Across three departments, six integrative research institutes, three clusters of excellence, four collaborative research centers, contributions from the Max Planck Institutes, two venture labs, and numerous federally and EU-funded projects, the research focuses of the NAT School are concentrated on the following six areas.
Accelerated Scientific Discovery
Exploration, exploitation and understanding of the vast chemical space for functional materials is virtually impossible by conventional manual experimentation and necessitates the integrated deployment of automated experimental and theoretical methods. We therefore employ high-throughput and combinatorial methods in materials design, synthesis, characterization and device building with close integration with corresponding virtual experiments. Recognizing the need to link virtual and physical experiments, we actively develop methods for inter-lab orchestration and ontology-linked data management.
Biomolecular Engineering & Design
Based on a quantitative understanding of biomolecular interactions as well as modern AI tools, we use nucleic acid nanotechnology and protein design to create a new level of sophistication in biomolecular design. Our goals range from controlling molecular self-organization to recreating life from the bottom up, and programming cells for sensing, computation, actuation and therapeutics.
Clean Technology Solutions
Clean Technologies refers to synergistic fundamental knowledge generation as well as technology development and transfer to reach UN Sustainability Goals and zero-emission targets in the energy, construction, mobility, chemical and pharmaceutical industry sectors. Our research activities in the NAT School spans biotechnological, physical and chemical approaches toward a circular economy and a sustainable society. The research excellence of Clean Technologies at the School is embodied by flagship research consortia, such as e-conversion and SystBioM, that significantly contribute to TUM's international ranking and credibility.
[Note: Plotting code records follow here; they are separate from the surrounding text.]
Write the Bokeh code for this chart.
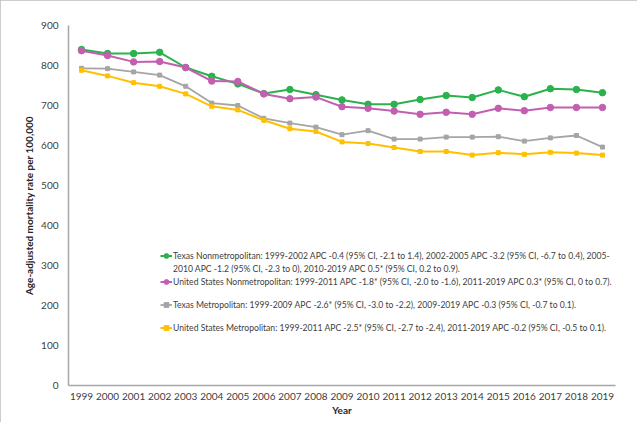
from bokeh.plotting import figure
from bokeh.models import Range1d, FactorRange, Legend, LegendItem, SingleIntervalTicker
from bokeh.embed import file_html
from bokeh.resources import INLINE

years = [str(y) for y in range(1999, 2020)]

texas_nonmetro = [840, 830, 830, 833, 795, 773, 754, 730, 740, 727, 714, 703, 703, 715, 725, 720, 739, 722, 742, 740, 732]
us_nonmetro = [837, 825, 809, 810, 795, 761, 760, 729, 717, 721, 697, 693, 686, 678, 683, 678, 693, 687, 695, 695, 695]
texas_metro = [793, 792, 784, 776, 748, 706, 700, 668, 656, 646, 627, 637, 616, 616, 621, 621, 622, 611, 619, 625, 596]
us_metro = [788, 774, 757, 748, 729, 698, 689, 663, 642, 635, 609, 605, 595, 585, 585, 576, 582, 578, 583, 581, 576]

labels = [
    "Texas Nonmetropolitan: 1999-2002 APC -0.4 (95% CI, -2.1 to 1.4), 2002-2005 APC -3.2 (95% CI, -6.7 to 0.4), 2005-",
    "United States Nonmetropolitan: 1999-2011 APC -1.8* (95% CI, -2.0 to -1.6), 2011-2019 APC 0.3* (95% CI, 0 to 0.7).",
    "Texas Metropolitan: 1999-2009 APC -2.6* (95% CI, -3.0 to -2.2), 2009-2019 APC -0.3 (95% CI, -0.7 to 0.1).",
    "United States Metropolitan: 1999-2011 APC -2.5* (95% CI, -2.7 to -2.4), 2011-2019 APC -0.2 (95% CI, -0.5 to 0.1).",
]
label_cont = "2010 APC -1.2 (95% CI, -2.3 to 0), 2010-2019 APC 0.5* (95% CI, 0.2 to 0.9)."

colors = ["#2bb24c", "#c25fb0", "#a5a5a5", "#ffc000"]
markers = ["circle", "circle", "square", "square"]
msizes = [6.5, 6.5, 4, 4]
lwidths = [2, 2, 1.8, 2]
series = [texas_nonmetro, us_nonmetro, texas_metro, us_metro]

FONT = "Lato"

p = figure(width=637, height=422, x_range=FactorRange(*years, range_padding=0),
           y_range=Range1d(0, 900), output_backend="svg", toolbar_location=None,
           min_border_left=68, min_border_right=22, min_border_top=25, min_border_bottom=37,
           styles={"outline": "1px solid #bdbdbd", "outline-offset": "-1px"})

p.outline_line_color = None
p.xgrid.grid_line_color = None
p.ygrid.grid_line_color = None

renderers = []
for vals, c, mk, ms, lw in zip(series, colors, markers, msizes, lwidths):
    r_line = p.line(years, vals, line_color=c, line_width=lw)
    r_pt = p.scatter(years, vals, marker=mk, size=ms, fill_color=c, line_color=c)
    renderers.append([r_line, r_pt])

# invisible renderer used only to hold the wrapped second line of the first legend entry
blank = p.line(years, texas_nonmetro, line_alpha=0)

p.yaxis.ticker = SingleIntervalTicker(interval=100)
for ax in (p.xaxis[0], p.yaxis[0]):
    ax.axis_line_color = "#a6a6a6"
    ax.axis_line_width = 1.5
    ax.major_tick_line_color = None
    ax.minor_tick_line_color = None
    ax.major_tick_out = 0
    ax.major_tick_in = 0
    ax.minor_tick_out = 0
    ax.major_label_text_font = FONT
    ax.major_label_text_font_size = "10px"
    ax.major_label_text_color = "#404040"
    ax.axis_label_text_font = FONT
    ax.axis_label_text_font_size = "10px"
    ax.axis_label_text_font_style = "bold"
    ax.axis_label_text_color = "#262626"

p.yaxis.axis_label = "Age-adjusted mortality rate per 100,000"
p.xaxis.axis_label = "Year"
p.yaxis.major_label_standoff = 10
p.xaxis.major_label_standoff = 7
p.xaxis.axis_label_standoff = 1
p.yaxis.axis_label_standoff = 3


def make_legend(items, loc, spacing):
    lg = Legend(items=items, location=loc, spacing=spacing, padding=0, margin=0,
                glyph_width=12, glyph_height=13, label_height=13, label_standoff=1,
                border_line_color=None, background_fill_alpha=0,
                label_text_font=FONT, label_text_font_size="8.6px",
                label_text_color="#404040")
    p.add_layout(lg)


make_legend([LegendItem(label=labels[0], renderers=renderers[0]),
             LegendItem(label=label_cont, renderers=[blank]),
             LegendItem(label=labels[1], renderers=renderers[1])], (92, 97), 0)
make_legend([LegendItem(label=labels[2], renderers=renderers[2]),
             LegendItem(label=labels[3], renderers=renderers[3])], (92, 51), 10)

open("out.html", "w").write(file_html(p, INLINE))
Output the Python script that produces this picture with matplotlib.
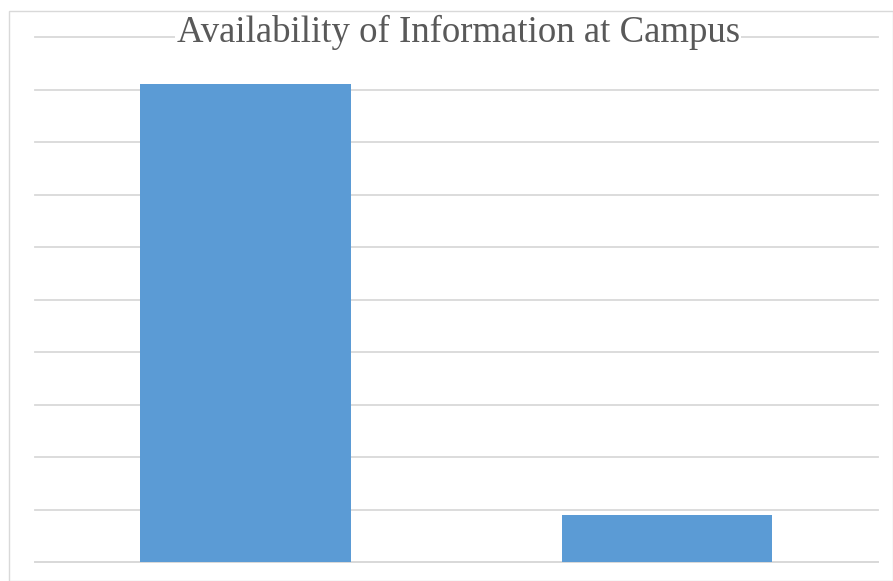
import matplotlib.pyplot as plt
from matplotlib.patches import Rectangle

# Datos (eje 0-100, sin etiquetas visibles)
categorias = ['Yes', 'No']
valores = [91, 9]

fig = plt.figure(figsize=(8.93, 5.81), dpi=100)
ax = fig.add_axes([0.0392, 0.0327, 0.9438, 0.9036])

ax.bar(range(len(categorias)), valores, width=0.5, color='#5B9BD5', zorder=3)

ax.set_xlim(-0.5, 1.5)
ax.set_ylim(0, 100)
ax.set_yticks(range(0, 101, 10))
ax.grid(axis='y', color='#D9D9D9', linewidth=1.3, zorder=0)
for linea in ax.get_ygridlines():
    linea.set_clip_on(False)
ax.tick_params(left=False, bottom=False, labelleft=False, labelbottom=False)
for s in ['top', 'right', 'left']:
    ax.spines[s].set_visible(False)
ax.spines['bottom'].set_color('#D9D9D9')
ax.spines['bottom'].set_linewidth(1.3)

ax.text(0.502, 1.008, 'Availability of Information at Campus', transform=ax.transAxes,
        ha='center', va='center', fontsize=26.5, family='Liberation Serif', color='#595959',
        bbox=dict(facecolor='white', edgecolor='none', pad=1), zorder=5)

# Marco del gráfico
fig.patches.append(Rectangle((9 / 893, 0), 1 - 9 / 893, 1 - 11 / 581, transform=fig.transFigure,
                             fill=False, edgecolor='#D9D9D9', linewidth=1))

fig.savefig('out.png', dpi=100)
Fundamental Forces & Cosmic Evolution
In our core research area “Fundamental Forces & Cosmic Evolution” at NAT, we focus on unravelling the fundamental principles that govern the building blocks of matter and the dynamics of the universe. We investigate the properties and interactions of elementary particles in order to understand their role in cosmic evolution from the Big Bang to the present. We explore the formation of the universe, from the birth of particles and nuclei in the early moments of the cosmos to the formation of galaxies, stars and planetary systems. Additionally, we investigate fundamental questions in physics, focusing in particular on neutrinos and the elusive nature of dark matter. Together, this research area provides critical insights into the structure and evolution of the Universe, bridging the smallest scales of particle interactions to the grand scales of cosmic phenomena.
Fundamental Science for Health
Research in the Biomedical Sciences covers many scales of organization, from small molecules, supramolecules, proteins and nucleic acids to cells, cell assemblies and whole organisms. At the NAT School, we investigate protein and nucleic acid structures to understand their function and roles in disease mechanisms. We also develop small molecules and proteins that may lead to novel drugs. Creating new theranostic platforms against diseases with unmet need is a focus, together with the development of materials for drug delivery. Novel imaging techniques and research on organoids have great potential for medical applications.
Quantum Science & Technologies
Quantum Science & Technology unites the research fields of Quantum Physics and Information Science in a common framework. In this active area of research, the NAT School combines fundamental science with technological applications to shape the future of quantum matter, computation, simulation, communication, and sensing. The research spans fundamental science and bridges the gap to engineering applications, fostering the development of technologies such as quantum computers. These efforts strengthen TUM’s position in the field, enhancing its global standing and societal impact.